** start of INFORMATION SHOWN **
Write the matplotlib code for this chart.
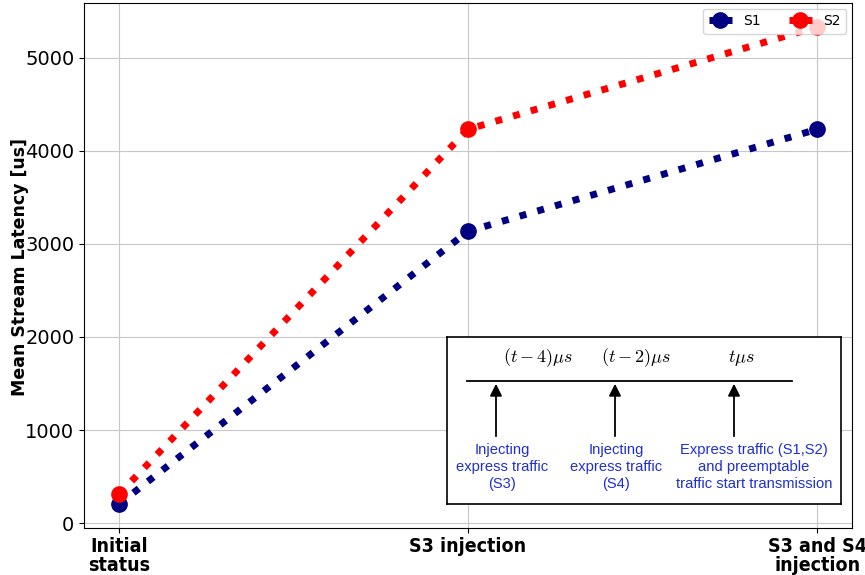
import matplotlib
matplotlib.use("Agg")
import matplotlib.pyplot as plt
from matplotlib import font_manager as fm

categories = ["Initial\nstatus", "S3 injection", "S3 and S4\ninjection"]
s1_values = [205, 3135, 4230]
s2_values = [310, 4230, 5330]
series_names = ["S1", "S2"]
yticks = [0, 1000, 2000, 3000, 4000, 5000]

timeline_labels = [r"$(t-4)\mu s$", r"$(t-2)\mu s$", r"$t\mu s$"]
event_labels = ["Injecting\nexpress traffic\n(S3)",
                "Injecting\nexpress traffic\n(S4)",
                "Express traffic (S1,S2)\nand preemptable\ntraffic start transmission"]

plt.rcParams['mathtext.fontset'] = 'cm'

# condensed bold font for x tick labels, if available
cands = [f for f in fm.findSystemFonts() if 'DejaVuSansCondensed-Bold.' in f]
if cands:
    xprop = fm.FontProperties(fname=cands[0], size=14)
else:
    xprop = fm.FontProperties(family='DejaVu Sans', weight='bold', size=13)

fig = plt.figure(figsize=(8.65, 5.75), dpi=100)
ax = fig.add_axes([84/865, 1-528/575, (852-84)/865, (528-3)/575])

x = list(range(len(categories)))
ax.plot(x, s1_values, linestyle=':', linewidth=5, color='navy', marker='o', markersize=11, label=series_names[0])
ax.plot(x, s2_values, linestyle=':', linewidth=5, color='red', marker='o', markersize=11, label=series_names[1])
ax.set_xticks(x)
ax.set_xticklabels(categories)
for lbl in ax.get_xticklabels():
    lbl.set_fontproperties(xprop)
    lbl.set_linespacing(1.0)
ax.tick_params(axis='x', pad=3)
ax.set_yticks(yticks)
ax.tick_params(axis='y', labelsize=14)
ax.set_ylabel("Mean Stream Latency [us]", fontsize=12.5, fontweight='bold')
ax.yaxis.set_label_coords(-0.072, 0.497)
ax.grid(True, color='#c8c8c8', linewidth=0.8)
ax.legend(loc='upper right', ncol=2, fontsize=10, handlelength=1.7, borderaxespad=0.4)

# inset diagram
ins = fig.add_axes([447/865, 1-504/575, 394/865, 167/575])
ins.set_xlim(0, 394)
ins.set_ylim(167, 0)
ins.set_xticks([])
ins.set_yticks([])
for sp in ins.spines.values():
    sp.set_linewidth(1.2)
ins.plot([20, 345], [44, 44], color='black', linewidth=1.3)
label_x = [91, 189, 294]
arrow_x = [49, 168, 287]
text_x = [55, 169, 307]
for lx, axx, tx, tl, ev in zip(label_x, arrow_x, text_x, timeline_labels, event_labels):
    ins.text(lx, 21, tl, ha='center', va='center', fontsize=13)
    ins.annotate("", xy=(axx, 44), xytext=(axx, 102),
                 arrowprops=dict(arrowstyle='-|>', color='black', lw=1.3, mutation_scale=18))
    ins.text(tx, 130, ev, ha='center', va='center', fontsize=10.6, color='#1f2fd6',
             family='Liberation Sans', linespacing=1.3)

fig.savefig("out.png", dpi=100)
** end of INFORMATION SHOWN **
• **PROBLEM DETAILS**
Repeat the material above in full and exactly, omitting the pictures.

• **SOLUTION TO THIS EXERCISE**
Write the matplotlib code for this chart.
import matplotlib
matplotlib.use("Agg")
import matplotlib.pyplot as plt
from matplotlib import font_manager as fm

categories = ["Initial\nstatus", "S3 injection", "S3 and S4\ninjection"]
s1_values = [205, 3135, 4230]
s2_values = [310, 4230, 5330]
series_names = ["S1", "S2"]
yticks = [0, 1000, 2000, 3000, 4000, 5000]

timeline_labels = [r"$(t-4)\mu s$", r"$(t-2)\mu s$", r"$t\mu s$"]
event_labels = ["Injecting\nexpress traffic\n(S3)",
                "Injecting\nexpress traffic\n(S4)",
                "Express traffic (S1,S2)\nand preemptable\ntraffic start transmission"]

plt.rcParams['mathtext.fontset'] = 'cm'

# condensed bold font for x tick labels, if available
cands = [f for f in fm.findSystemFonts() if 'DejaVuSansCondensed-Bold.' in f]
if cands:
    xprop = fm.FontProperties(fname=cands[0], size=14)
else:
    xprop = fm.FontProperties(family='DejaVu Sans', weight='bold', size=13)

fig = plt.figure(figsize=(8.65, 5.75), dpi=100)
ax = fig.add_axes([84/865, 1-528/575, (852-84)/865, (528-3)/575])

x = list(range(len(categories)))
ax.plot(x, s1_values, linestyle=':', linewidth=5, color='navy', marker='o', markersize=11, label=series_names[0])
ax.plot(x, s2_values, linestyle=':', linewidth=5, color='red', marker='o', markersize=11, label=series_names[1])
ax.set_xticks(x)
ax.set_xticklabels(categories)
for lbl in ax.get_xticklabels():
    lbl.set_fontproperties(xprop)
    lbl.set_linespacing(1.0)
ax.tick_params(axis='x', pad=3)
ax.set_yticks(yticks)
ax.tick_params(axis='y', labelsize=14)
ax.set_ylabel("Mean Stream Latency [us]", fontsize=12.5, fontweight='bold')
ax.yaxis.set_label_coords(-0.072, 0.497)
ax.grid(True, color='#c8c8c8', linewidth=0.8)
ax.legend(loc='upper right', ncol=2, fontsize=10, handlelength=1.7, borderaxespad=0.4)

# inset diagram
ins = fig.add_axes([447/865, 1-504/575, 394/865, 167/575])
ins.set_xlim(0, 394)
ins.set_ylim(167, 0)
ins.set_xticks([])
ins.set_yticks([])
for sp in ins.spines.values():
    sp.set_linewidth(1.2)
ins.plot([20, 345], [44, 44], color='black', linewidth=1.3)
label_x = [91, 189, 294]
arrow_x = [49, 168, 287]
text_x = [55, 169, 307]
for lx, axx, tx, tl, ev in zip(label_x, arrow_x, text_x, timeline_labels, event_labels):
    ins.text(lx, 21, tl, ha='center', va='center', fontsize=13)
    ins.annotate("", xy=(axx, 44), xytext=(axx, 102),
                 arrowprops=dict(arrowstyle='-|>', color='black', lw=1.3, mutation_scale=18))
    ins.text(tx, 130, ev, ha='center', va='center', fontsize=10.6, color='#1f2fd6',
             family='Liberation Sans', linespacing=1.3)

fig.savefig("out.png", dpi=100)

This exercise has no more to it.